Sheed argues that correct doctrinal thinking is not simply a matter of sanctity, but of actual sanity, that if we do not comprehend the world aright, we see it skewed, as the mad do; and that the ultimate form of madness is to fail to acknowledge the presence of God. All true. But Sheed slights the human imagination. “The shamrock simile tells us absolutely nothing about the Blessed Trinity, nor does the triangle….” It’s curious to argue that we can’t begin to understand what God is trying to tell us until we set aside the intellectual creativity with which God has endowed us. Besides, St. Patrick’s simile of the Shamrock helped convert the polytheistic and barbarous denizens of Ireland into some of Catholicism’s doughtiest and most winsome defenders. I’m not sure who Theology and Sanity could convert other than the converted.
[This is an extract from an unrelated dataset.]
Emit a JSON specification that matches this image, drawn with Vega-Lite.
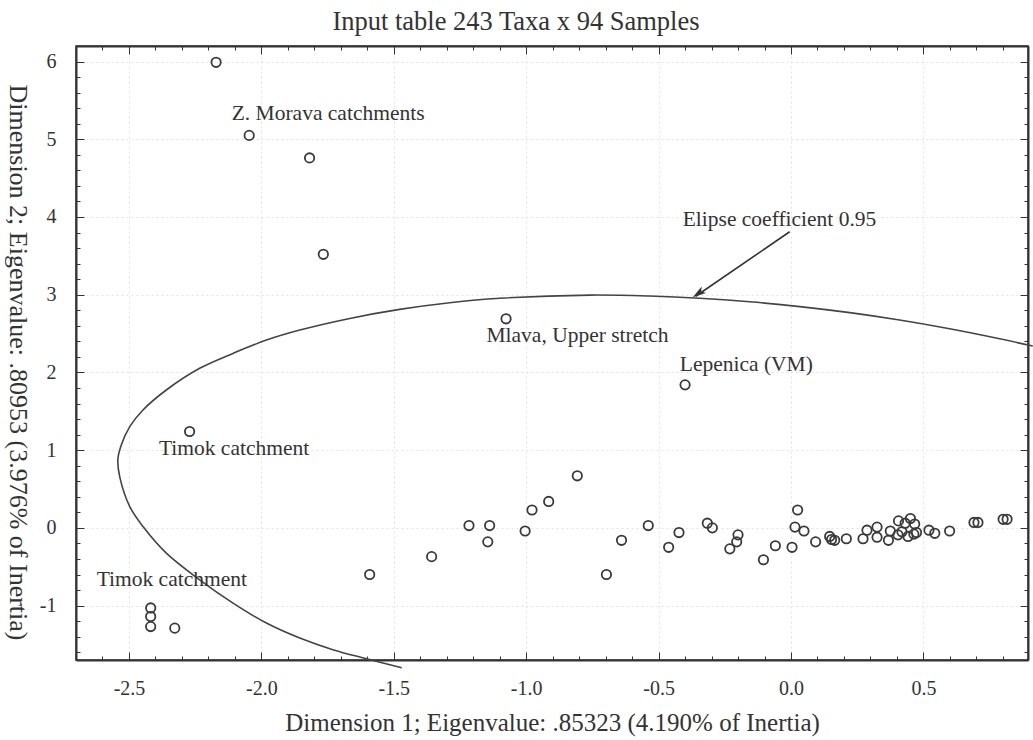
{
  "$schema": "https://vega.github.io/schema/vega-lite/v6.json",
  "autosize": "none",
  "padding": {"left": 76, "top": 46, "right": 5, "bottom": 80},
  "width": 952,
  "height": 614,
  "background": "white",
  "title": {"text": "Input table 243 Taxa x 94 Samples", "font": "Liberation Serif", "fontSize": 26.5, "fontWeight": "normal", "color": "#333", "anchor": "middle", "dx": -36, "offset": 10},
  "config": {
    "view": {"stroke": "#333", "strokeWidth": 1.5},
    "font": "Liberation Serif"
  },
  "datasets": {
    "pts": [
      {"x": -2.171, "y": 5.99}, {"x": -2.046, "y": 5.05}, {"x": -1.818, "y": 4.76}, {"x": -1.766, "y": 3.52},
      {"x": -1.076, "y": 2.69}, {"x": -0.400, "y": 1.84}, {"x": -2.271, "y": 1.24},
      {"x": -2.418, "y": -1.03}, {"x": -2.418, "y": -1.14}, {"x": -2.418, "y": -1.27}, {"x": -2.327, "y": -1.29},
      {"x": -1.591, "y": -0.60},
      {"x": -1.357, "y": -0.37}, {"x": -1.216, "y": 0.03}, {"x": -1.138, "y": 0.03}, {"x": -1.145, "y": -0.18},
      {"x": -1.004, "y": -0.04}, {"x": -0.978, "y": 0.23}, {"x": -0.915, "y": 0.34}, {"x": -0.807, "y": 0.67},
      {"x": -0.697, "y": -0.60}, {"x": -0.640, "y": -0.16}, {"x": -0.539, "y": 0.03}, {"x": -0.462, "y": -0.25},
      {"x": -0.423, "y": -0.06}, {"x": -0.316, "y": 0.06}, {"x": -0.297, "y": 0.00}, {"x": -0.200, "y": -0.09},
      {"x": -0.205, "y": -0.18}, {"x": -0.231, "y": -0.27}, {"x": -0.104, "y": -0.41}, {"x": -0.059, "y": -0.23},
      {"x": 0.004, "y": -0.25}, {"x": 0.025, "y": 0.23}, {"x": 0.015, "y": 0.01},
      {"x": 0.049, "y": -0.04}, {"x": 0.093, "y": -0.18}, {"x": 0.146, "y": -0.11}, {"x": 0.153, "y": -0.15},
      {"x": 0.165, "y": -0.16}, {"x": 0.209, "y": -0.14}, {"x": 0.272, "y": -0.14}, {"x": 0.287, "y": -0.03},
      {"x": 0.325, "y": 0.01}, {"x": 0.325, "y": -0.12}, {"x": 0.368, "y": -0.16}, {"x": 0.375, "y": -0.04},
      {"x": 0.406, "y": 0.09}, {"x": 0.419, "y": -0.05}, {"x": 0.404, "y": -0.09}, {"x": 0.431, "y": 0.06},
      {"x": 0.451, "y": 0.12}, {"x": 0.467, "y": 0.05}, {"x": 0.442, "y": -0.11}, {"x": 0.464, "y": -0.08},
      {"x": 0.474, "y": -0.06}, {"x": 0.521, "y": -0.03}, {"x": 0.543, "y": -0.07}, {"x": 0.599, "y": -0.04},
      {"x": 0.691, "y": 0.07}, {"x": 0.706, "y": 0.07}, {"x": 0.801, "y": 0.11}, {"x": 0.816, "y": 0.11}
    ],
    "ellipse": [
      {"i": 1, "x": -1.470, "y": -1.800}, {"i": 2, "x": -1.603, "y": -1.684}, {"i": 3, "x": -1.730, "y": -1.568},
      {"i": 4, "x": -1.855, "y": -1.418}, {"i": 5, "x": -1.981, "y": -1.225}, {"i": 6, "x": -2.107, "y": -0.968},
      {"i": 7, "x": -2.233, "y": -0.668}, {"i": 8, "x": -2.359, "y": -0.325}, {"i": 9, "x": -2.447, "y": 0.017},
      {"i": 10, "x": -2.497, "y": 0.274}, {"i": 11, "x": -2.535, "y": 0.659}, {"i": 12, "x": -2.542, "y": 0.880},
      {"i": 13, "x": -2.531, "y": 1.048}, {"i": 14, "x": -2.497, "y": 1.302}, {"i": 15, "x": -2.447, "y": 1.517},
      {"i": 16, "x": -2.359, "y": 1.774}, {"i": 17, "x": -2.233, "y": 2.053}, {"i": 18, "x": -2.107, "y": 2.245},
      {"i": 19, "x": -1.981, "y": 2.416}, {"i": 20, "x": -1.855, "y": 2.545}, {"i": 21, "x": -1.666, "y": 2.695},
      {"i": 22, "x": -1.478, "y": 2.811}, {"i": 23, "x": -1.289, "y": 2.897}, {"i": 24, "x": -1.100, "y": 2.954},
      {"i": 25, "x": -0.760, "y": 2.995}, {"i": 26, "x": -0.534, "y": 2.983}, {"i": 27, "x": -0.345, "y": 2.955},
      {"i": 28, "x": -0.156, "y": 2.909}, {"i": 29, "x": 0.033, "y": 2.847}, {"i": 30, "x": 0.222, "y": 2.769},
      {"i": 31, "x": 0.410, "y": 2.674}, {"i": 32, "x": 0.599, "y": 2.562}, {"i": 33, "x": 0.788, "y": 2.433},
      {"i": 34, "x": 0.913, "y": 2.339}
    ],
    "labels": [
      {"x": -2.112, "y": 5.32, "label": "Z. Morava catchments"},
      {"x": -1.150, "y": 2.468, "label": "Mlava, Upper stretch"},
      {"x": -0.420, "y": 2.095, "label": "Lepenica (VM)"},
      {"x": -2.387, "y": 1.011, "label": "Timok catchment"},
      {"x": -2.622, "y": -0.668, "label": "Timok catchment"},
      {"x": -0.409, "y": 3.96, "label": "Elipse coefficient 0.95"}
    ],
    "arrow": [
      {"x": -0.005, "y": 3.81, "x2": -0.360, "y2": 2.98}
    ],
    "head": [
      {"x": -0.349, "y": 3.019}
    ]
  },
  "resolve": {"axis": {"x": "independent", "y": "independent"}},
  "layer": [
    {
      "data": {"name": "pts"},
      "mark": {"type": "point", "shape": "circle", "filled": false, "stroke": "#3a3a3a", "strokeWidth": 1.8, "size": 88, "opacity": 1},
      "encoding": {
        "x": {
          "field": "x", "type": "quantitative",
          "scale": {"domain": [-2.7, 0.895], "nice": false, "zero": false},
          "axis": {
            "orient": "bottom",
            "values": [-2.6,-2.5,-2.4,-2.3,-2.2,-2.1,-2.0,-1.9,-1.8,-1.7,-1.6,-1.5,-1.4,-1.3,-1.2,-1.1,-1.0,-0.9,-0.8,-0.7,-0.6,-0.5,-0.4,-0.3,-0.2,-0.1,0,0.1,0.2,0.3,0.4,0.5,0.6,0.7,0.8],
            "labelExpr": "abs(datum.value*2-round(datum.value*2))<0.001 ? ((datum.value<-0.001?'-':'')+format(abs(datum.value),'.1f')) : ''",
            "tickSize": {"condition": {"test": "abs(datum.value*2-round(datum.value*2))<0.001", "value": -8}, "value": -4},
            "labelPadding": 26,
            "labelFont": "Liberation Serif", "labelFontSize": 20, "labelColor": "#333",
            "labelOverlap": false, "labelFlush": false, "labelBound": false,
            "title": "Dimension 1; Eigenvalue: .85323 (4.190% of Inertia)",
            "titleFont": "Liberation Serif", "titleFontSize": 25, "titleFontWeight": "normal", "titleColor": "#333", "titlePadding": 8,
            "grid": true, "gridColor": "#e2e2e2", "gridDash": [2, 3],
            "gridOpacity": {"condition": {"test": "abs(datum.value*2-round(datum.value*2))<0.001", "value": 1}, "value": 0},
            "domainColor": "#333", "domainWidth": 2, "tickColor": "#333", "tickWidth": 1
          }
        },
        "y": {
          "field": "y", "type": "quantitative",
          "scale": {"domain": [-1.7, 6.2], "nice": false, "zero": false},
          "axis": {
            "orient": "left",
            "values": [-1.6,-1.4,-1.2,-1,-0.8,-0.6,-0.4,-0.2,0,0.2,0.4,0.6,0.8,1,1.2,1.4,1.6,1.8,2,2.2,2.4,2.6,2.8,3,3.2,3.4,3.6,3.8,4,4.2,4.4,4.6,4.8,5,5.2,5.4,5.6,5.8,6],
            "labelExpr": "abs(datum.value-round(datum.value))<0.001 ? ((datum.value<-0.001?'-':'')+format(abs(datum.value),'.0f')) : ''",
            "tickSize": {"condition": {"test": "abs(datum.value-round(datum.value))<0.001", "value": -8}, "value": -4},
            "labelPadding": 28,
            "labelFont": "Liberation Serif", "labelFontSize": 20, "labelColor": "#333",
            "labelOverlap": false, "labelFlush": false, "labelBound": false,
            "title": "Dimension 2; Eigenvalue: .80953 (3.976% of Inertia)",
            "titleFont": "Liberation Serif", "titleFontSize": 26, "titleFontWeight": "normal", "titleColor": "#333",
            "titleAngle": 90, "titleX": -59, "titleY": 316, "titleAlign": "center", "titleBaseline": "middle",
            "grid": true, "gridColor": "#e2e2e2", "gridDash": [2, 3],
            "gridOpacity": {"condition": {"test": "abs(datum.value-round(datum.value))<0.001", "value": 1}, "value": 0},
            "domainColor": "#333", "domainWidth": 2, "tickColor": "#333", "tickWidth": 1
          }
        }
      }
    },
    {
      "data": {"name": "ellipse"},
      "mark": {"type": "line", "interpolate": "catmull-rom", "stroke": "#444", "strokeWidth": 1.6, "clip": false},
      "encoding": {
        "x": {
          "field": "x", "type": "quantitative",
          "scale": {"domain": [-2.7, 0.895], "nice": false, "zero": false},
          "axis": {
            "orient": "top",
            "values": [-2.6,-2.5,-2.4,-2.3,-2.2,-2.1,-2.0,-1.9,-1.8,-1.7,-1.6,-1.5,-1.4,-1.3,-1.2,-1.1,-1.0,-0.9,-0.8,-0.7,-0.6,-0.5,-0.4,-0.3,-0.2,-0.1,0,0.1,0.2,0.3,0.4,0.5,0.6,0.7,0.8],
            "labels": false, "title": null, "grid": false,
            "tickSize": {"condition": {"test": "abs(datum.value*2-round(datum.value*2))<0.001", "value": -8}, "value": -4},
            "domainColor": "#333", "domainWidth": 2, "tickColor": "#333", "tickWidth": 1
          }
        },
        "y": {
          "field": "y", "type": "quantitative",
          "scale": {"domain": [-1.7, 6.2], "nice": false, "zero": false},
          "axis": {
            "orient": "right",
            "values": [-1.6,-1.4,-1.2,-1,-0.8,-0.6,-0.4,-0.2,0,0.2,0.4,0.6,0.8,1,1.2,1.4,1.6,1.8,2,2.2,2.4,2.6,2.8,3,3.2,3.4,3.6,3.8,4,4.2,4.4,4.6,4.8,5,5.2,5.4,5.6,5.8,6],
            "labels": false, "title": null, "grid": false,
            "tickSize": {"condition": {"test": "abs(datum.value-round(datum.value))<0.001", "value": -8}, "value": -4},
            "domainColor": "#333", "domainWidth": 2, "tickColor": "#333", "tickWidth": 1
          }
        },
        "order": {"field": "i", "type": "quantitative"}
      }
    },
    {
      "data": {"name": "labels"},
      "mark": {"type": "text", "align": "left", "baseline": "middle", "font": "Liberation Serif", "fontSize": 21.5, "color": "#333"},
      "encoding": {
        "x": {"field": "x", "type": "quantitative", "scale": {"domain": [-2.7, 0.895], "nice": false, "zero": false}, "axis": null},
        "y": {"field": "y", "type": "quantitative", "scale": {"domain": [-1.7, 6.2], "nice": false, "zero": false}, "axis": null},
        "text": {"field": "label", "type": "nominal"}
      }
    },
    {
      "data": {"name": "arrow"},
      "mark": {"type": "rule", "stroke": "#333", "strokeWidth": 1.6},
      "encoding": {
        "x": {"field": "x", "type": "quantitative", "scale": {"domain": [-2.7, 0.895], "nice": false, "zero": false}, "axis": null},
        "y": {"field": "y", "type": "quantitative", "scale": {"domain": [-1.7, 6.2], "nice": false, "zero": false}, "axis": null},
        "x2": {"field": "x2"},
        "y2": {"field": "y2"}
      }
    },
    {
      "data": {"name": "head"},
      "mark": {"type": "point", "shape": "M0,-1L0.55,0.9L0,0.45L-0.55,0.9Z", "filled": true, "color": "#333", "opacity": 1, "size": 196, "angle": 236, "strokeWidth": 0},
      "encoding": {
        "x": {"field": "x", "type": "quantitative", "scale": {"domain": [-2.7, 0.895], "nice": false, "zero": false}, "axis": null},
        "y": {"field": "y", "type": "quantitative", "scale": {"domain": [-1.7, 6.2], "nice": false, "zero": false}, "axis": null}
      }
    }
  ]
}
The weakness of the book is, paradoxically, also its greatest strength. Freed of whimsy and passion, Sheed lays out a solid program of catechetics. He never betrays a false step. He is focused, systematic, relentless. One concludes the book thinking, “Sheed is absolutely right,” and resenting him for it. The believer who takes the book whole will find his orthodoxy greatly toughened, but its pedantry is as gristly as beef jerky and approximately as palatable. This is fitting preparation for the final exasperation, which is having the Table of Contents list an index beginning on page 463 while the book concludes, sans index, on page 461.
Theology and Sanity has been compared to C.S. Lewis’s Mere Christianity. The comparison is apt. Like Lewis, Sheed’s logic is faultless, his orthodoxy exemplary. Mere Christianity is also the only one of Lewis’s major works I have been unable to muddle through, and, while the reason is unquestionably sloth on my part, there’s something about its thick arguments that tends to repel boarders. And if it repels Christian boarders, is it likely to blow the wavering clear out of the water? Lewis himself was profoundly sensitive to the mixed blessing of apologetics. Said he: “I have found that nothing is more dangerous to one’s own faith than the work of an apologist. No doctrine of that Faith seems to me so spectral, so unreal, as one that I have just successfully defended in a public debate…. That is why we apologists take our lives in our hands and can be saved only by falling back continually from the web of our own arguments, as from our intellectual encounters, into the Reality — from Christian apologetics into Christ Himself”
What written works can help believers and nonbelievers fall into the reality of Christ Himself? I have found spiritual autobiography — testimonies of the Holy Spirit working through flesh — quite helpful. St. Augustine’s Confessions, Lewis’s Surprised by Joy and A Grief Observed, Merton’s Seven-Storey Mountain, and Vanauken’s A Severe Mercy each recounts the amazing grace of God at work in its mortal author. Each of these works — and any reader could add others — is limned by grace, because in each a beggar is telling other beggars where to find bread.